• _What is needed_: Write every line out verbatim and omit the pictures.

== == ==

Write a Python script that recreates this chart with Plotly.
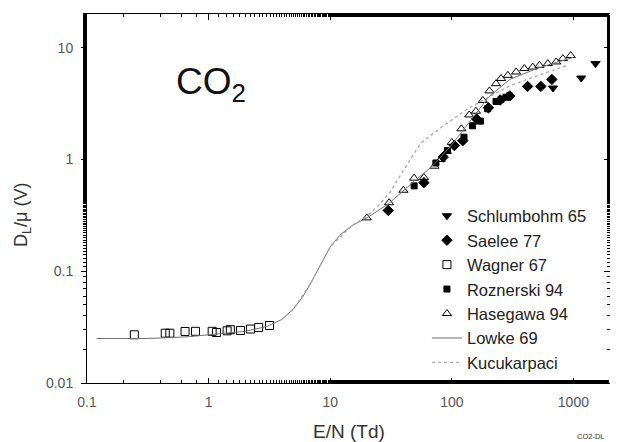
import plotly.graph_objects as go
import numpy as np

# ---- data ----
schlumbohm_x = [680, 1160, 1520]
schlumbohm_y = [4.35, 5.35, 7.2]

saelee_x = [30, 59, 85, 105, 123, 160, 200, 250, 300, 420, 540, 665]
saelee_y = [0.35, 0.62, 1.05, 1.33, 1.47, 2.3, 2.9, 3.4, 3.7, 4.5, 4.5, 5.2]

wagner_x = [0.245, 0.44, 0.48, 0.64, 0.78, 1.07, 1.16, 1.42, 1.51, 1.83, 2.21, 2.58, 3.17]
wagner_y = [0.027, 0.0279, 0.0279, 0.0289, 0.029, 0.029, 0.0283, 0.0293, 0.030, 0.0295, 0.0304, 0.0314, 0.0327]

roznerski_x = [49, 74, 92, 126, 148, 172, 197, 231, 254, 279, 297]
roznerski_y = [0.58, 0.93, 1.2, 1.58, 2.0, 2.2, 2.84, 3.3, 3.45, 3.6, 3.7]

hasegawa_x = [20, 30.5, 40, 49, 59, 72, 81, 91, 100, 120, 139, 158, 180, 204, 231, 254,
              289, 338, 395, 463, 526, 616, 722, 819, 950]
hasegawa_y = [0.30, 0.41, 0.53, 0.68, 0.69, 0.87, 1.0, 1.18, 1.42, 1.88, 2.5, 2.7, 3.37, 4.1,
              4.76, 5.3, 5.65, 6.06, 6.5, 6.7, 6.95, 7.2, 7.45, 7.98, 8.5]

lowke_x = [0.12, 0.2, 0.3, 0.5, 0.7, 1, 1.5, 2, 3, 4, 5, 6, 7, 8, 9, 10, 12, 15, 20,
           30, 50, 70, 100, 150, 200, 300, 500, 700, 1000]
lowke_y = [0.025, 0.025, 0.025, 0.0255, 0.026, 0.027, 0.028, 0.029, 0.032, 0.037, 0.046,
           0.06, 0.08, 0.105, 0.135, 0.165, 0.21, 0.255, 0.30, 0.40, 0.65, 0.88, 1.35, 2.4,
           3.6, 5.2, 6.5, 7.3, 8.2]

kucu_x = [4, 5, 7, 10, 15, 20, 25, 31.5, 40, 55.6, 80, 100, 135, 200, 307, 500, 900]
kucu_y = [0.037, 0.046, 0.08, 0.165, 0.255, 0.31, 0.39, 0.52, 0.8, 1.4, 1.9, 2.25, 2.84, 3.6, 4.6, 5.6, 6.95]

x_ticks = [0.1, 1, 10, 100, 1000]
x_tick_text = ["0.1", "1", "10", "100", "1000"]
y_ticks = [0.01, 0.1, 1, 10]
y_tick_text = ["0.01", "0.1", "1", "10"]

FONT = "Liberation Sans, Arial, sans-serif"

# the page body adds an 8px margin, so the figure is drawn 8px right/down
OFF = 8
W, H = 618 - OFF, 442 - OFF
# desired plot area in screen pixels
SL, SR, ST, SB = 87, 610, 14, 383
L, T = SL - OFF, ST - OFF
R, B = W - (SR - OFF), H - (SB - OFF)
PW, PH = W - L - R, H - T - B

fig = go.Figure()

def mk(name, x, y, symbol, size=8):
    fig.add_trace(go.Scatter(
        x=x, y=y, mode="markers", name=name,
        marker=dict(symbol=symbol, size=size, color="black",
                    line=dict(color="black", width=1)),
    ))

mk("Schlumbohm 65", schlumbohm_x, schlumbohm_y, "triangle-down", 8)
mk("Saelee 77", saelee_x, saelee_y, "diamond", 8)
mk("Wagner 67", wagner_x, wagner_y, "square-open", 8)
mk("Roznerski 94", roznerski_x, roznerski_y, "square", 6)
mk("Hasegawa 94", hasegawa_x, hasegawa_y, "triangle-up-open", 8)

fig.add_trace(go.Scatter(x=lowke_x, y=lowke_y, mode="lines", name="Lowke 69",
                         line=dict(color="#707070", width=1)))
fig.add_trace(go.Scatter(x=kucu_x, y=kucu_y, mode="lines", name="Kucukarpaci",
                         line=dict(color="#a8a8a8", width=1.3, dash="dot")))

# dummy trace for the mirrored (top/right) axes
fig.add_trace(go.Scatter(x=[1], y=[1], xaxis="x2", yaxis="y2", mode="markers",
                         marker=dict(opacity=0), showlegend=False, hoverinfo="skip"))

xr = [-1, np.log10(2000)]
yr = [-2, np.log10(20)]

tickfont = dict(family=FONT, size=14, color="#555")

def px_x(sx):
    return (sx - OFF - L) / PW

def px_y(sy):
    return (H - B - (sy - OFF)) / PH

fig.update_layout(
    width=W, height=H,
    margin=dict(l=L, r=R, t=T, b=B),
    paper_bgcolor="white", plot_bgcolor="white",
    font=dict(family=FONT, color="#333"),
    xaxis=dict(type="log", range=xr, tickvals=x_ticks, ticktext=x_tick_text,
               tickfont=tickfont, showgrid=False, zeroline=False, automargin=False,
               showline=True, linecolor="black", linewidth=1, mirror=True,
               ticks="inside", ticklen=5, tickcolor="black", ticklabelstandoff=6,
               minor=dict(ticks="inside", ticklen=3, tickcolor="black", showgrid=False)),
    yaxis=dict(type="log", range=yr, tickvals=y_ticks, ticktext=y_tick_text,
               tickfont=tickfont, showgrid=False, zeroline=False, automargin=False,
               showline=True, linecolor="black", linewidth=1, mirror=True,
               ticks="outside", ticklen=5, tickcolor="black", ticklabelstandoff=5,
               minor=dict(ticks="outside", ticklen=3, tickcolor="black", showgrid=False)),
    xaxis2=dict(type="log", range=xr, overlaying="x", side="top", anchor="y",
                tickvals=x_ticks, showticklabels=False, showgrid=False, zeroline=False,
                automargin=False, ticks="inside", ticklen=6, tickcolor="black",
                minor=dict(ticks="inside", ticklen=3, tickcolor="black", showgrid=False)),
    yaxis2=dict(type="log", range=yr, overlaying="y", side="right", anchor="x",
                tickvals=y_ticks, showticklabels=False, showgrid=False, zeroline=False,
                automargin=False, ticks="inside", ticklen=6, tickcolor="black",
                minor=dict(ticks="inside", ticklen=3, tickcolor="black", showgrid=False)),
    legend=dict(x=0.650, y=0.500, xanchor="left", yanchor="top",
                bgcolor="rgba(0,0,0,0)", borderwidth=0,
                font=dict(family=FONT, size=16.5, color="#222"),
                tracegroupgap=0, itemwidth=30),
    showlegend=True,
)

fig.add_annotation(text="CO<sub>2</sub>", x=px_x(174), y=px_y(59), xref="paper", yref="paper",
                   xanchor="left", yanchor="top", showarrow=False,
                   font=dict(family=FONT, size=37, color="#111"))
fig.add_annotation(text="E/N (Td)", x=px_x(349), y=px_y(431), xref="paper", yref="paper",
                   xanchor="center", yanchor="middle", showarrow=False,
                   font=dict(family=FONT, size=19, color="#333"))
fig.add_annotation(text="D<sub>L</sub>/\u03bc (V)", x=px_x(22), y=px_y(215), xref="paper", yref="paper",
                   xanchor="center", yanchor="middle", showarrow=False, textangle=-90,
                   font=dict(family=FONT, size=18, color="#333"))
fig.add_annotation(text="CO2-DL", x=px_x(607), y=px_y(437), xref="paper", yref="paper",
                   xanchor="right", yanchor="middle", showarrow=False,
                   font=dict(family=FONT, size=7.5, color="#333"))

fig.write_html("out.html")
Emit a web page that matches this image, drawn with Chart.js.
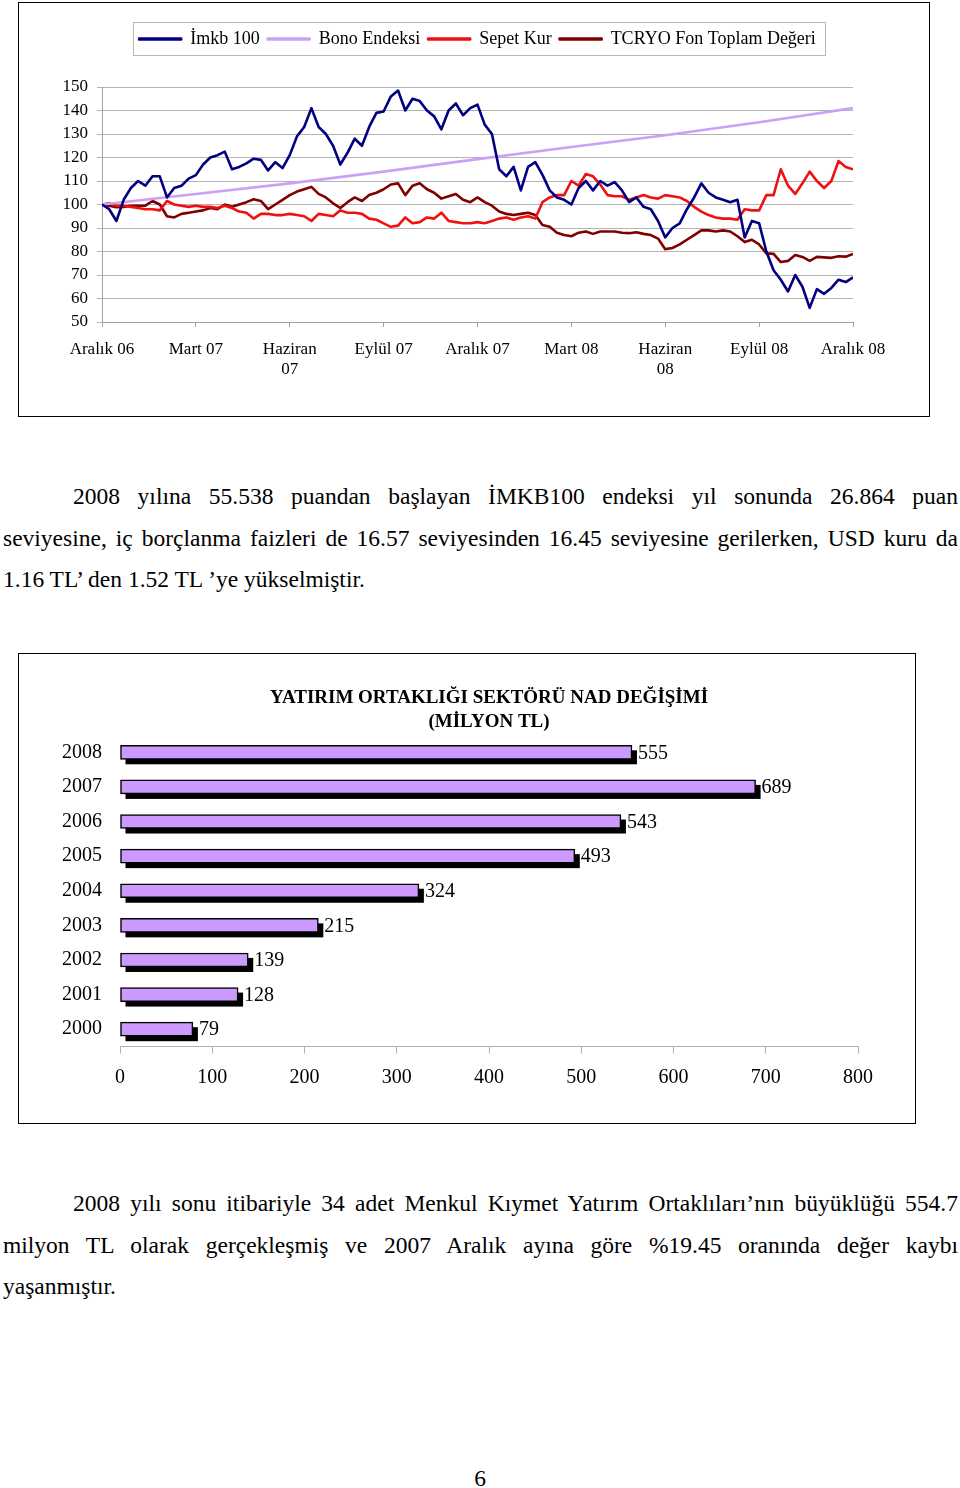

== == ==

• _Solution for this problem_:
Write a Python script that recreates this chart with Plotly.
import plotly.graph_objects as go
import numpy as np

# ---- data ----
schlumbohm_x = [680, 1160, 1520]
schlumbohm_y = [4.35, 5.35, 7.2]

saelee_x = [30, 59, 85, 105, 123, 160, 200, 250, 300, 420, 540, 665]
saelee_y = [0.35, 0.62, 1.05, 1.33, 1.47, 2.3, 2.9, 3.4, 3.7, 4.5, 4.5, 5.2]

wagner_x = [0.245, 0.44, 0.48, 0.64, 0.78, 1.07, 1.16, 1.42, 1.51, 1.83, 2.21, 2.58, 3.17]
wagner_y = [0.027, 0.0279, 0.0279, 0.0289, 0.029, 0.029, 0.0283, 0.0293, 0.030, 0.0295, 0.0304, 0.0314, 0.0327]

roznerski_x = [49, 74, 92, 126, 148, 172, 197, 231, 254, 279, 297]
roznerski_y = [0.58, 0.93, 1.2, 1.58, 2.0, 2.2, 2.84, 3.3, 3.45, 3.6, 3.7]

hasegawa_x = [20, 30.5, 40, 49, 59, 72, 81, 91, 100, 120, 139, 158, 180, 204, 231, 254,
              289, 338, 395, 463, 526, 616, 722, 819, 950]
hasegawa_y = [0.30, 0.41, 0.53, 0.68, 0.69, 0.87, 1.0, 1.18, 1.42, 1.88, 2.5, 2.7, 3.37, 4.1,
              4.76, 5.3, 5.65, 6.06, 6.5, 6.7, 6.95, 7.2, 7.45, 7.98, 8.5]

lowke_x = [0.12, 0.2, 0.3, 0.5, 0.7, 1, 1.5, 2, 3, 4, 5, 6, 7, 8, 9, 10, 12, 15, 20,
           30, 50, 70, 100, 150, 200, 300, 500, 700, 1000]
lowke_y = [0.025, 0.025, 0.025, 0.0255, 0.026, 0.027, 0.028, 0.029, 0.032, 0.037, 0.046,
           0.06, 0.08, 0.105, 0.135, 0.165, 0.21, 0.255, 0.30, 0.40, 0.65, 0.88, 1.35, 2.4,
           3.6, 5.2, 6.5, 7.3, 8.2]

kucu_x = [4, 5, 7, 10, 15, 20, 25, 31.5, 40, 55.6, 80, 100, 135, 200, 307, 500, 900]
kucu_y = [0.037, 0.046, 0.08, 0.165, 0.255, 0.31, 0.39, 0.52, 0.8, 1.4, 1.9, 2.25, 2.84, 3.6, 4.6, 5.6, 6.95]

x_ticks = [0.1, 1, 10, 100, 1000]
x_tick_text = ["0.1", "1", "10", "100", "1000"]
y_ticks = [0.01, 0.1, 1, 10]
y_tick_text = ["0.01", "0.1", "1", "10"]

FONT = "Liberation Sans, Arial, sans-serif"

# the page body adds an 8px margin, so the figure is drawn 8px right/down
OFF = 8
W, H = 618 - OFF, 442 - OFF
# desired plot area in screen pixels
SL, SR, ST, SB = 87, 610, 14, 383
L, T = SL - OFF, ST - OFF
R, B = W - (SR - OFF), H - (SB - OFF)
PW, PH = W - L - R, H - T - B

fig = go.Figure()

def mk(name, x, y, symbol, size=8):
    fig.add_trace(go.Scatter(
        x=x, y=y, mode="markers", name=name,
        marker=dict(symbol=symbol, size=size, color="black",
                    line=dict(color="black", width=1)),
    ))

mk("Schlumbohm 65", schlumbohm_x, schlumbohm_y, "triangle-down", 8)
mk("Saelee 77", saelee_x, saelee_y, "diamond", 8)
mk("Wagner 67", wagner_x, wagner_y, "square-open", 8)
mk("Roznerski 94", roznerski_x, roznerski_y, "square", 6)
mk("Hasegawa 94", hasegawa_x, hasegawa_y, "triangle-up-open", 8)

fig.add_trace(go.Scatter(x=lowke_x, y=lowke_y, mode="lines", name="Lowke 69",
                         line=dict(color="#707070", width=1)))
fig.add_trace(go.Scatter(x=kucu_x, y=kucu_y, mode="lines", name="Kucukarpaci",
                         line=dict(color="#a8a8a8", width=1.3, dash="dot")))

# dummy trace for the mirrored (top/right) axes
fig.add_trace(go.Scatter(x=[1], y=[1], xaxis="x2", yaxis="y2", mode="markers",
                         marker=dict(opacity=0), showlegend=False, hoverinfo="skip"))

xr = [-1, np.log10(2000)]
yr = [-2, np.log10(20)]

tickfont = dict(family=FONT, size=14, color="#555")

def px_x(sx):
    return (sx - OFF - L) / PW

def px_y(sy):
    return (H - B - (sy - OFF)) / PH

fig.update_layout(
    width=W, height=H,
    margin=dict(l=L, r=R, t=T, b=B),
    paper_bgcolor="white", plot_bgcolor="white",
    font=dict(family=FONT, color="#333"),
    xaxis=dict(type="log", range=xr, tickvals=x_ticks, ticktext=x_tick_text,
               tickfont=tickfont, showgrid=False, zeroline=False, automargin=False,
               showline=True, linecolor="black", linewidth=1, mirror=True,
               ticks="inside", ticklen=5, tickcolor="black", ticklabelstandoff=6,
               minor=dict(ticks="inside", ticklen=3, tickcolor="black", showgrid=False)),
    yaxis=dict(type="log", range=yr, tickvals=y_ticks, ticktext=y_tick_text,
               tickfont=tickfont, showgrid=False, zeroline=False, automargin=False,
               showline=True, linecolor="black", linewidth=1, mirror=True,
               ticks="outside", ticklen=5, tickcolor="black", ticklabelstandoff=5,
               minor=dict(ticks="outside", ticklen=3, tickcolor="black", showgrid=False)),
    xaxis2=dict(type="log", range=xr, overlaying="x", side="top", anchor="y",
                tickvals=x_ticks, showticklabels=False, showgrid=False, zeroline=False,
                automargin=False, ticks="inside", ticklen=6, tickcolor="black",
                minor=dict(ticks="inside", ticklen=3, tickcolor="black", showgrid=False)),
    yaxis2=dict(type="log", range=yr, overlaying="y", side="right", anchor="x",
                tickvals=y_ticks, showticklabels=False, showgrid=False, zeroline=False,
                automargin=False, ticks="inside", ticklen=6, tickcolor="black",
                minor=dict(ticks="inside", ticklen=3, tickcolor="black", showgrid=False)),
    legend=dict(x=0.650, y=0.500, xanchor="left", yanchor="top",
                bgcolor="rgba(0,0,0,0)", borderwidth=0,
                font=dict(family=FONT, size=16.5, color="#222"),
                tracegroupgap=0, itemwidth=30),
    showlegend=True,
)

fig.add_annotation(text="CO<sub>2</sub>", x=px_x(174), y=px_y(59), xref="paper", yref="paper",
                   xanchor="left", yanchor="top", showarrow=False,
                   font=dict(family=FONT, size=37, color="#111"))
fig.add_annotation(text="E/N (Td)", x=px_x(349), y=px_y(431), xref="paper", yref="paper",
                   xanchor="center", yanchor="middle", showarrow=False,
                   font=dict(family=FONT, size=19, color="#333"))
fig.add_annotation(text="D<sub>L</sub>/\u03bc (V)", x=px_x(22), y=px_y(215), xref="paper", yref="paper",
                   xanchor="center", yanchor="middle", showarrow=False, textangle=-90,
                   font=dict(family=FONT, size=18, color="#333"))
fig.add_annotation(text="CO2-DL", x=px_x(607), y=px_y(437), xref="paper", yref="paper",
                   xanchor="right", yanchor="middle", showarrow=False,
                   font=dict(family=FONT, size=7.5, color="#333"))

fig.write_html("out.html")
Emit a web page that matches this image, drawn with Chart.js.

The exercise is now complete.